STATED EXERCISE:
Line by line, reproduce exactly the beginning of the listing below, ending with the line that contains "2.15, 1.75, 1.53];" and adding nothing.

╔══

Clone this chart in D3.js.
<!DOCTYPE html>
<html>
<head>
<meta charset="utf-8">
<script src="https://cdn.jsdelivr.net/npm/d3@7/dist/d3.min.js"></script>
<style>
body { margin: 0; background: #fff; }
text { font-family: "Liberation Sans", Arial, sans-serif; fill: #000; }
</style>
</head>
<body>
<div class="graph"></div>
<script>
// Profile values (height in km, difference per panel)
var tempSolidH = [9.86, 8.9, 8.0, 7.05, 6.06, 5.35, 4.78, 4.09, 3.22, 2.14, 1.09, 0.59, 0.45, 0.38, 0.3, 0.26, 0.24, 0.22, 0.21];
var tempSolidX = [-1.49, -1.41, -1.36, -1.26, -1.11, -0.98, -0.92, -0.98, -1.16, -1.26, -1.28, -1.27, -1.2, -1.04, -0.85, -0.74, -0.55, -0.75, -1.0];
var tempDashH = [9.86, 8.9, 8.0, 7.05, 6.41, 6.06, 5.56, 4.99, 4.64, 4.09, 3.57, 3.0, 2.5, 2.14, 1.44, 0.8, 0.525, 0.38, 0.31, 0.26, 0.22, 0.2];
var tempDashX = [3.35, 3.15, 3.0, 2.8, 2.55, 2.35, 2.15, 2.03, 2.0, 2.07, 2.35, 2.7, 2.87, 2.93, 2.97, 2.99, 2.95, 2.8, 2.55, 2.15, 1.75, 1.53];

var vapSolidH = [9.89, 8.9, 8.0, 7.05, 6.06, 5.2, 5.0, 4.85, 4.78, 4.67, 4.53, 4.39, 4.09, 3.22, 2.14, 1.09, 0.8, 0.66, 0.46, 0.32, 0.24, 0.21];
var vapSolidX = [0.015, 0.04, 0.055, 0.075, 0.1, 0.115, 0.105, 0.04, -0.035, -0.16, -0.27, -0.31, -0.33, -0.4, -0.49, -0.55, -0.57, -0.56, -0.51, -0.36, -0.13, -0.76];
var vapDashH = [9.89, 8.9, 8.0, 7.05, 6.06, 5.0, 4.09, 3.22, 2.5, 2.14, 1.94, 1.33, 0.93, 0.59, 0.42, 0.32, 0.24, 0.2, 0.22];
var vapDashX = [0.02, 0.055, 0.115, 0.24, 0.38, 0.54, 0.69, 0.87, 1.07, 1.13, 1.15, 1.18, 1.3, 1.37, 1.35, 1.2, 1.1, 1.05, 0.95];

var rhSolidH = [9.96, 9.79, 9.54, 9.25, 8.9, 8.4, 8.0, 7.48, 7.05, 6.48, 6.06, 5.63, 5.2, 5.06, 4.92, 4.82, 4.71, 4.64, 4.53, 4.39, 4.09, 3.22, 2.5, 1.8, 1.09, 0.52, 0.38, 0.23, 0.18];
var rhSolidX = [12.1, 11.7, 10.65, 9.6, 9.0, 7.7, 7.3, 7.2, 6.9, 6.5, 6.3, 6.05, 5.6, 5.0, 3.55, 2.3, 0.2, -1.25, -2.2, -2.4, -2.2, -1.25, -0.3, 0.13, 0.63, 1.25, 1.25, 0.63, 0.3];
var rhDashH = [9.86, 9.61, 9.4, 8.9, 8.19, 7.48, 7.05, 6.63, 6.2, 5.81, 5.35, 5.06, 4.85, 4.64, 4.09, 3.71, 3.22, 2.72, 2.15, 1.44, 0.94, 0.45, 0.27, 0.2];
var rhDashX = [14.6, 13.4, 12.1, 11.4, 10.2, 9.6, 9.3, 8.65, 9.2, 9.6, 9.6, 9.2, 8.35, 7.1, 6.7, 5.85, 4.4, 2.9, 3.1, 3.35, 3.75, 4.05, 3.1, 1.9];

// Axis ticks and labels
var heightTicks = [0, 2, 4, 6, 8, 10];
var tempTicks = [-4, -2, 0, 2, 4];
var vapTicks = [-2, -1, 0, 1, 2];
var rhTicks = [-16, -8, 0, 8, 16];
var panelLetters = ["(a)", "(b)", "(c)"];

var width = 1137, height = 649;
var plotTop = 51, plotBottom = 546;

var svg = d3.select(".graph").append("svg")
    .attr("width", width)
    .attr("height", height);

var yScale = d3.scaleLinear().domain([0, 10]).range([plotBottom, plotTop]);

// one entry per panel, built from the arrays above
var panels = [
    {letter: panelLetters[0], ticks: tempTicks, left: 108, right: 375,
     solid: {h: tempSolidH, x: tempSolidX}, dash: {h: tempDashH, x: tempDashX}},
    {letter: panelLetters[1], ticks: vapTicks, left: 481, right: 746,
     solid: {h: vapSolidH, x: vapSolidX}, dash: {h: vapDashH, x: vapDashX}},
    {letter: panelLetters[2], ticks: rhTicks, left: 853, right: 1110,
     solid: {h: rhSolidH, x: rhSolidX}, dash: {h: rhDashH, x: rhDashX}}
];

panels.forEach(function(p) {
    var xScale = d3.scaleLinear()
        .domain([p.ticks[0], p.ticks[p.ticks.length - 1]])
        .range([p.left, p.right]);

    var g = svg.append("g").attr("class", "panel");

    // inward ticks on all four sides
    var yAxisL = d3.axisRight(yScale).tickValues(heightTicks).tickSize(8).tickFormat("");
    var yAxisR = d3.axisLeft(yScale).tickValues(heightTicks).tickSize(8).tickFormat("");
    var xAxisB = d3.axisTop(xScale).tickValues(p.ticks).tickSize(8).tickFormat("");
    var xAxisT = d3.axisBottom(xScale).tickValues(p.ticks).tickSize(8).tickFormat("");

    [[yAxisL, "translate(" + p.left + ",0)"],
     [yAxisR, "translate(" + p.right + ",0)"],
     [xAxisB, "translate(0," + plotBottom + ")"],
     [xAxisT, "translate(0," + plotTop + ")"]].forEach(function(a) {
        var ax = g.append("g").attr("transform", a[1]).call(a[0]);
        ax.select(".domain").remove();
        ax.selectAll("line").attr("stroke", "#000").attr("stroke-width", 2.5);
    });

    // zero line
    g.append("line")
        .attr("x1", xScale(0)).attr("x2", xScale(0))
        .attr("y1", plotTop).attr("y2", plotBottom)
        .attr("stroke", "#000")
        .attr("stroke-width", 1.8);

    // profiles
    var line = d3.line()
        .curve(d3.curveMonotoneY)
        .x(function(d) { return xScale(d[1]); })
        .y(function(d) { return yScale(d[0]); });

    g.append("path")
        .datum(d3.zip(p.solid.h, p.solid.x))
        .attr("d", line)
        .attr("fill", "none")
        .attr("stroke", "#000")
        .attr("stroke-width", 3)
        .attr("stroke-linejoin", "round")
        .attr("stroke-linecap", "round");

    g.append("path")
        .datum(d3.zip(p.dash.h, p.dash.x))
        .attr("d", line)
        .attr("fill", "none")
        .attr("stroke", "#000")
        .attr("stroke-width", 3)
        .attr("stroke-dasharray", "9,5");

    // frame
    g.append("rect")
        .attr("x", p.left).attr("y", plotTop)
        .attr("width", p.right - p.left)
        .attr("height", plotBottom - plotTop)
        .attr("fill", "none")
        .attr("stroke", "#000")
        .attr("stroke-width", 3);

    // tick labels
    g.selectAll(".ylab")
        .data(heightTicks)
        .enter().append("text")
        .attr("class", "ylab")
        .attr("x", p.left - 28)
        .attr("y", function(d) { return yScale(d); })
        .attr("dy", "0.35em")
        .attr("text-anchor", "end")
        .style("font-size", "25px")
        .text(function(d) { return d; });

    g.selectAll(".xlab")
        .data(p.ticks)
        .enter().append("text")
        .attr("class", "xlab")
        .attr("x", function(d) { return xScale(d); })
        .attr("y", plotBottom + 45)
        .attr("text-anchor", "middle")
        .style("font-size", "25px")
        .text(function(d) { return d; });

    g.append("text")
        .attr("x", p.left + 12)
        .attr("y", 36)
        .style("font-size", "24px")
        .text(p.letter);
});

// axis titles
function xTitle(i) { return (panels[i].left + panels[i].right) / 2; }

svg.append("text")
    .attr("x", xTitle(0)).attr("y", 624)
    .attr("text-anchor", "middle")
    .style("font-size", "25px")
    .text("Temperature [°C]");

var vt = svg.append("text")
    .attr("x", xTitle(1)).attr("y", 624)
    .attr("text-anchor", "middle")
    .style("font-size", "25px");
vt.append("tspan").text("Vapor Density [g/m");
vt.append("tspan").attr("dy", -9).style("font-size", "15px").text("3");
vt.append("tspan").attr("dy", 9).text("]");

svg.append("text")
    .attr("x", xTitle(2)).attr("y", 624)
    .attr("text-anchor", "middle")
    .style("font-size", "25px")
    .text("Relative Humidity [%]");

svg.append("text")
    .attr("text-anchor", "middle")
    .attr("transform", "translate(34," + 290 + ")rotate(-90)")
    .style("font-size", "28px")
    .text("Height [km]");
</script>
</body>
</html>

╚══

COMPLETED EXERCISE:
Clone this chart in D3.js.
<!DOCTYPE html>
<html>
<head>
<meta charset="utf-8">
<script src="https://cdn.jsdelivr.net/npm/d3@7/dist/d3.min.js"></script>
<style>
body { margin: 0; background: #fff; }
text { font-family: "Liberation Sans", Arial, sans-serif; fill: #000; }
</style>
</head>
<body>
<div class="graph"></div>
<script>
// Profile values (height in km, difference per panel)
var tempSolidH = [9.86, 8.9, 8.0, 7.05, 6.06, 5.35, 4.78, 4.09, 3.22, 2.14, 1.09, 0.59, 0.45, 0.38, 0.3, 0.26, 0.24, 0.22, 0.21];
var tempSolidX = [-1.49, -1.41, -1.36, -1.26, -1.11, -0.98, -0.92, -0.98, -1.16, -1.26, -1.28, -1.27, -1.2, -1.04, -0.85, -0.74, -0.55, -0.75, -1.0];
var tempDashH = [9.86, 8.9, 8.0, 7.05, 6.41, 6.06, 5.56, 4.99, 4.64, 4.09, 3.57, 3.0, 2.5, 2.14, 1.44, 0.8, 0.525, 0.38, 0.31, 0.26, 0.22, 0.2];
var tempDashX = [3.35, 3.15, 3.0, 2.8, 2.55, 2.35, 2.15, 2.03, 2.0, 2.07, 2.35, 2.7, 2.87, 2.93, 2.97, 2.99, 2.95, 2.8, 2.55, 2.15, 1.75, 1.53];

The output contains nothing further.